## Task
Leaving out the pictures, retype the lines from the beginning of the listing through the line containing "8.51, 13.9, 15.0]".

## Data segment
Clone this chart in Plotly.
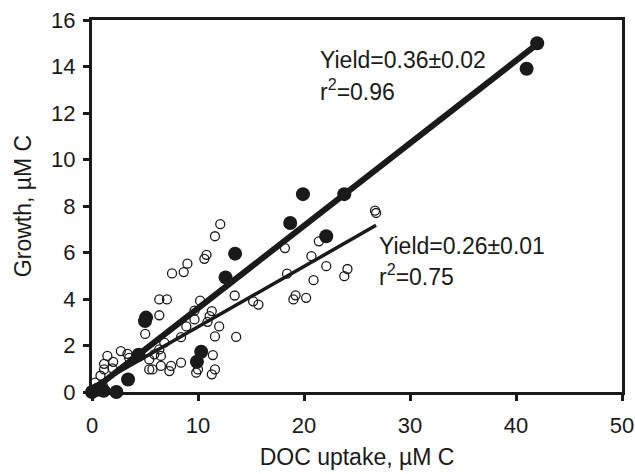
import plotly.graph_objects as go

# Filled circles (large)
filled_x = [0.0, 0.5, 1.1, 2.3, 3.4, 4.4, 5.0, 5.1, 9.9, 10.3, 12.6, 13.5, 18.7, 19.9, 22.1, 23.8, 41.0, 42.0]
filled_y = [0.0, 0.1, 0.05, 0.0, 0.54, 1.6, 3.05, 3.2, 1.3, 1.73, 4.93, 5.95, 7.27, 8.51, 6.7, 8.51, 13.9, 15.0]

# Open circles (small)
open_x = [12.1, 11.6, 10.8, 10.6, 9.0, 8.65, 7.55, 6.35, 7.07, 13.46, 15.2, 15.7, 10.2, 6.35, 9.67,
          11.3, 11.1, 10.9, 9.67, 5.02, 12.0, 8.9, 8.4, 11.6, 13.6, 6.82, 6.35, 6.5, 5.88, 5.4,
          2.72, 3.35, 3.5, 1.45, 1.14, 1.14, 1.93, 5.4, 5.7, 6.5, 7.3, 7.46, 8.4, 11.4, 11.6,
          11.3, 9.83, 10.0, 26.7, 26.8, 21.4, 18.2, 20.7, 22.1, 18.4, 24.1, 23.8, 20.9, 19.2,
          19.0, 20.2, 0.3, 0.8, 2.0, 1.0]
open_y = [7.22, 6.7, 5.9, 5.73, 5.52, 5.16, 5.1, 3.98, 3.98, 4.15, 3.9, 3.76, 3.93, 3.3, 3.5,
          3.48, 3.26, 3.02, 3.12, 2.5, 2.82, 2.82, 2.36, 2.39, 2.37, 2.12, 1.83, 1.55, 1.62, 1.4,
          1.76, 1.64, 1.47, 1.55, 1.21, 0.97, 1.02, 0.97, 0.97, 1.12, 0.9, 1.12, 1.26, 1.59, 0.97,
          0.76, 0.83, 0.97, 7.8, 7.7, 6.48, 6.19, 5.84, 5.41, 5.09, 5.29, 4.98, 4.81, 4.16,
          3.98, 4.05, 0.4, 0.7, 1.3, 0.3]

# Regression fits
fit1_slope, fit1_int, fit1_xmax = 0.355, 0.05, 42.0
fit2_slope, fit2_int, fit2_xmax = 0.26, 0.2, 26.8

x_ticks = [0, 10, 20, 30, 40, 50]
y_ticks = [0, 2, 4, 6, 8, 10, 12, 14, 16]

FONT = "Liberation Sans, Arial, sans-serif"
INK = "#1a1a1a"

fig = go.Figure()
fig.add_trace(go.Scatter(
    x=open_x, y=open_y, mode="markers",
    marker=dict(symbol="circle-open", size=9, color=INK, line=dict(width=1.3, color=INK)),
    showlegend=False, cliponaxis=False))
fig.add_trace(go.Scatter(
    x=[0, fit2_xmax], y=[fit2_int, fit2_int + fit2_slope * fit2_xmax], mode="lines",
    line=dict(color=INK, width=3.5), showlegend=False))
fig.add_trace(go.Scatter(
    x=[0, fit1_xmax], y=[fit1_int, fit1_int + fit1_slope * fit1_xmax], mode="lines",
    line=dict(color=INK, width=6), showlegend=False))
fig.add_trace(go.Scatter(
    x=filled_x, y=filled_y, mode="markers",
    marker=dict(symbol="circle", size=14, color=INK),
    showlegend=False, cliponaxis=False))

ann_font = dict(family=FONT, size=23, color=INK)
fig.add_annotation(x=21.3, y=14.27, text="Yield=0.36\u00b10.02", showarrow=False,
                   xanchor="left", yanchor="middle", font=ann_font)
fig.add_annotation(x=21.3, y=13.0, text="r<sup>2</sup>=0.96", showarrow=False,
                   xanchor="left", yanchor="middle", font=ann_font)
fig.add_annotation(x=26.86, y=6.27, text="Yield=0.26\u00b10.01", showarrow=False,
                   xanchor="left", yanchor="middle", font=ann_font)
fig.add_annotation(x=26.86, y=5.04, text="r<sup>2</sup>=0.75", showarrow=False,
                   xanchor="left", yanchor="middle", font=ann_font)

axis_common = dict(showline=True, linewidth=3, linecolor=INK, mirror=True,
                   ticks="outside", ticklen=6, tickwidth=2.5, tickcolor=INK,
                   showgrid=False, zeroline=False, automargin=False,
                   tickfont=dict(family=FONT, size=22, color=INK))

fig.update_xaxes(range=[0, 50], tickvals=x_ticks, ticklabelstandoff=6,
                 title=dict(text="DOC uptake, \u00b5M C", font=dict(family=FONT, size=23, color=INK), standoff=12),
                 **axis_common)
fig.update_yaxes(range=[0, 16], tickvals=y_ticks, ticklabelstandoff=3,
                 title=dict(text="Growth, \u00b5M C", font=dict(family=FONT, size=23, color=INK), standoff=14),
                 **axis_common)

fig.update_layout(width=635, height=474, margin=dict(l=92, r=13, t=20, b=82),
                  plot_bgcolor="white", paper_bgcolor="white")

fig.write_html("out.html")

## Finished task
Clone this chart in Plotly.
import plotly.graph_objects as go

# Filled circles (large)
filled_x = [0.0, 0.5, 1.1, 2.3, 3.4, 4.4, 5.0, 5.1, 9.9, 10.3, 12.6, 13.5, 18.7, 19.9, 22.1, 23.8, 41.0, 42.0]
filled_y = [0.0, 0.1, 0.05, 0.0, 0.54, 1.6, 3.05, 3.2, 1.3, 1.73, 4.93, 5.95, 7.27, 8.51, 6.7, 8.51, 13.9, 15.0]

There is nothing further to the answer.